Petitioner Ebates filed an IPR petition challenging claims 1-13 of Patent Owner IBM’s U.S. Patent No. 6,785,676 (“the ’676 patent”) as being unpatentable under obviousness grounds. The ’676 patent is directed to using an adaptive algorithm that incorporates contextual information to order and present query results for a user in a beneficial manner. Relevant portions of claim 1 are reproduced below with emphasis added:
mechanism for receiving a resource response set of results obtained in response to a current user query;
mechanism for receiving a user context vector associated with said current user query, said user context vector comprising data associating an interaction state with said user and including context that is a function of the user; and
…
Petitioner construed the two “mechanism for” limitations in claim 1 as means-plus function limitations, which requires identifying corresponding structure that is supported in the specification and associated with the recited functions. Petitioner first asserted that the “mechanism” limitations were indefinite for lacking support for any corresponding structure in the ’676 specification. However, after acknowledging that indefiniteness is not a proper ground for an IPR, Petitioner then asked the Board to construe the limitations, “for the purposes of the [IPR],” to include a general-purpose computer as the corresponding structure and overlook the alleged lack of sufficient support in the specification for any corresponding structure.
The Board declined to accept Petitioner’s request and, consequently, denied institution due to Petitioner’s attempt to proffer a means-plus function construction for the “mechanism” terms that it admitted to being incorrect, thus violating 37 C.F.R. § 42.104(b)(3). In doing so, the Board never reached the merits of Petitioner’s obviousness grounds.
Petitioner construed the “mechanism” limitations as means-plus function terms, which invokes certain petition requirements under 37 C.F.R. § 42.104. Specifically, section (b)(3) of this regulation requires identifying “specific portions of the specification that describe the structure, material, or acts corresponding to each claimed function” when construing a means-plus function limitation. Here, the Board found that Petitioner failed to meet this requirement. The Board acknowledged Petitioner’s position that the “mechanism” terms should be construed to have a corresponding structure of a general-purpose computer. However, this contradicted Petitioner’s indefiniteness statements asserting that “neither a general-purpose computer nor any other structure in the ’676 patent is clearly linked or associated with the recited functions.” The Board rejected “general purpose computer” as the appropriate corresponding structure for the “mechanism” terms because Petitioner clearly stated that the specification did not support such an interpretation.

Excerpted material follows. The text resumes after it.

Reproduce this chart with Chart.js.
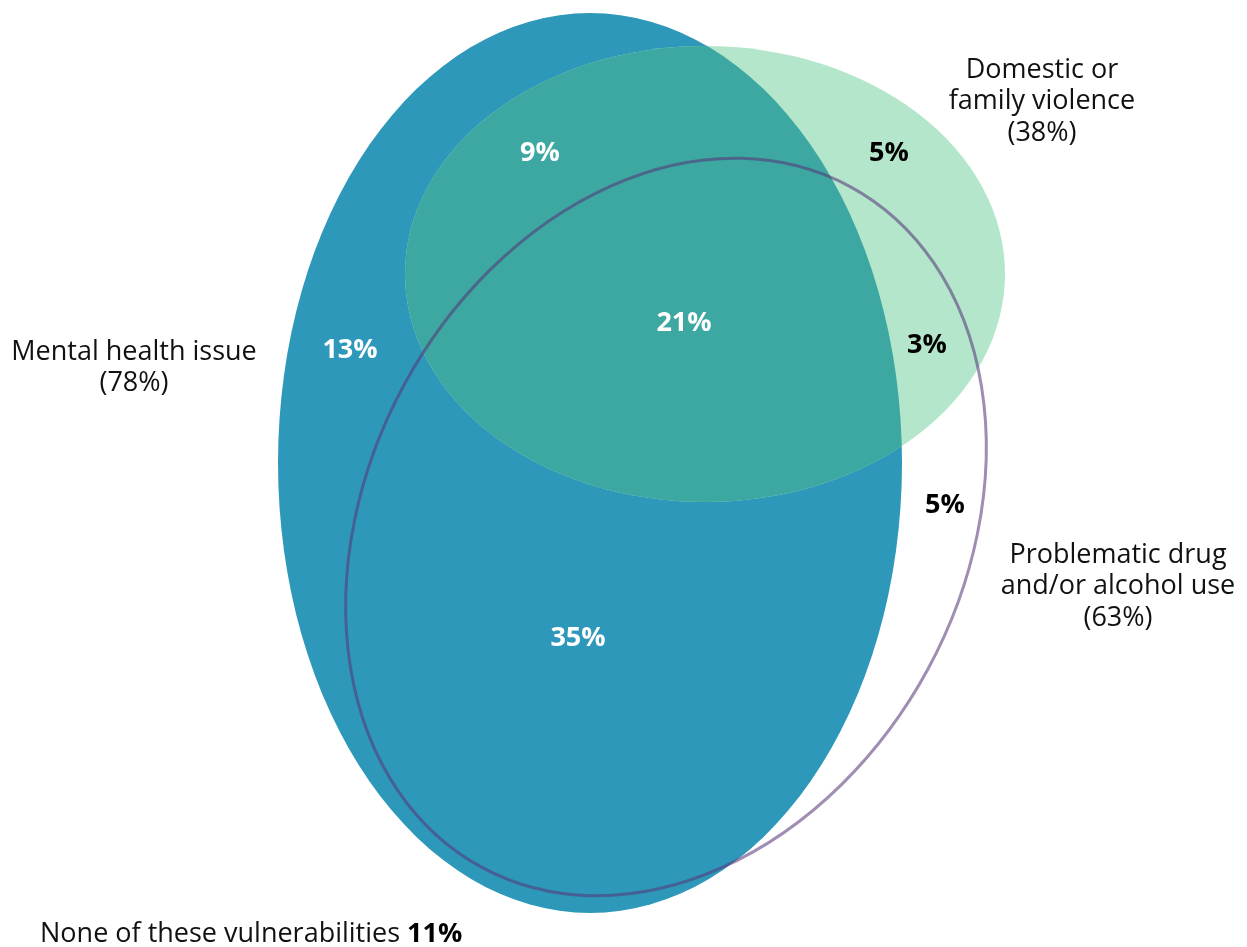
<!DOCTYPE html>
<html>
<head>
<meta charset="utf-8">
<script src="https://cdn.jsdelivr.net/npm/chart.js@4/dist/chart.umd.min.js"></script>
<style>
  html, body { margin: 0; padding: 0; background: #ffffff; }
  #wrap { width: 1247px; height: 947px; }
</style>
</head>
<body>
<div id="wrap"><canvas id="c" width="1247" height="947"></canvas></div>
<script>
// ---- data ----
const setNames = ['Mental health issue', 'Domestic or family violence', 'Problematic drug and/or alcohol use'];
const setTotals = [78, 38, 63];
const segmentNames = ['MH only', 'MH+DFV', 'DFV only', 'MH+DFV+AOD', 'DFV+AOD', 'AOD only', 'MH+AOD'];
const segmentValues = [13, 9, 5, 21, 3, 5, 35];
const noneLabel = 'None of these vulnerabilities';
const noneValue = 11;

// ---- layout (data units of the hidden axes) ----
const ellipses = [
  { cx: 590, cy: 463, rx: 312, ry: 450, rot: 0 },    // Mental health
  { cx: 705, cy: 274, rx: 300, ry: 228, rot: 0 },    // DFV
  { cx: 666, cy: 527, rx: 298, ry: 387, rot: 28.4 }  // AOD
];
const segmentPos = [[350, 350], [540, 153], [889, 153], [684, 323], [927, 345], [945, 505], [578, 638]];
const segmentDark = [false, false, true, false, true, true, false];
const setLabelPos = [[134, 352], [1042, 70], [1118, 555]];
const setLabelLines = [['Mental health issue'], ['Domestic or', 'family violence'], ['Problematic drug', 'and/or alcohol use']];
const nonePos = [40, 934];

const FONT = '"Open Sans", "Noto Sans", sans-serif';
const FS = 27;

const vennPlugin = {
  id: 'venn',
  beforeDatasetsDraw(chart) {
    const ctx = chart.ctx, xs = chart.scales.x, ys = chart.scales.y;
    const px = v => xs.getPixelForValue(v), py = v => ys.getPixelForValue(v);
    const path = (e) => {
      const cx = px(e.cx), cy = py(e.cy);
      const rx = Math.abs(px(e.cx + e.rx) - cx), ry = Math.abs(py(e.cy + e.ry) - cy);
      ctx.beginPath();
      ctx.ellipse(cx, cy, rx, ry, e.rot * Math.PI / 180, 0, Math.PI * 2);
    };
    ctx.save();
    path(ellipses[0]); ctx.fillStyle = '#2e98ba'; ctx.fill();
    path(ellipses[1]); ctx.fillStyle = '#b4e6cb'; ctx.fill();
    ctx.save();
    path(ellipses[0]); ctx.clip();
    path(ellipses[1]); ctx.fillStyle = '#3da8a2'; ctx.fill();
    ctx.restore();
    path(ellipses[2]);
    ctx.lineWidth = 3;
    ctx.strokeStyle = 'rgba(86, 52, 120, 0.56)';
    ctx.stroke();
    ctx.restore();
  },
  afterDatasetsDraw(chart) {
    const ctx = chart.ctx, xs = chart.scales.x, ys = chart.scales.y;
    const px = v => xs.getPixelForValue(v), py = v => ys.getPixelForValue(v);
    ctx.save();
    ctx.textBaseline = 'middle';
    ctx.textAlign = 'center';
    const meta = chart.getDatasetMeta(0);
    meta.data.forEach((pt, i) => {
      ctx.font = 'bold ' + FS + 'px ' + FONT;
      ctx.fillStyle = segmentDark[i] ? '#000000' : '#ffffff';
      ctx.fillText(segmentValues[i] + '%', pt.x, pt.y);
    });
    ctx.font = FS + 'px ' + FONT;
    ctx.fillStyle = '#111111';
    setLabelPos.forEach((p, i) => {
      const lines = setLabelLines[i].concat(['(' + setTotals[i] + '%)']);
      lines.forEach((l, j) => ctx.fillText(l, px(p[0]), py(p[1]) + j * 31.5));
    });
    ctx.textAlign = 'left';
    const nx = px(nonePos[0]), ny = py(nonePos[1]);
    ctx.font = FS + 'px ' + FONT;
    const t = noneLabel + ' ';
    ctx.fillText(t, nx, ny);
    const w = ctx.measureText(t).width;
    ctx.font = 'bold ' + FS + 'px ' + FONT;
    ctx.fillStyle = '#000000';
    ctx.fillText(noneValue + '%', nx + w, ny);
    ctx.restore();
  }
};

new Chart(document.getElementById('c'), {
  type: 'scatter',
  data: {
    datasets: [{
      label: 'Segments',
      data: segmentPos.map((p, i) => ({ x: p[0], y: p[1], v: segmentValues[i] })),
      pointRadius: 0,
      pointHoverRadius: 0
    }]
  },
  options: {
    responsive: false,
    animation: false,
    events: [],
    layout: { padding: 0 },
    plugins: { legend: { display: false }, tooltip: { enabled: false } },
    scales: {
      x: { type: 'linear', min: 0, max: 1247, display: false },
      y: { type: 'linear', min: 0, max: 947, reverse: true, display: false }
    }
  },
  plugins: [vennPlugin]
});
</script>
</body>
</html>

Accordingly, the Board denied institution due to the Petitioner’s failure to construe the challenged claims, as required under 37 C.F.R. § 42.104(b)(3).
This decision serves as a reminder for Petitioners that the Board may not entertain a party’s proposed corresponding structure for a mean-plus function limitation when the party admits such structure is improper to perform the functions recited in the limitation.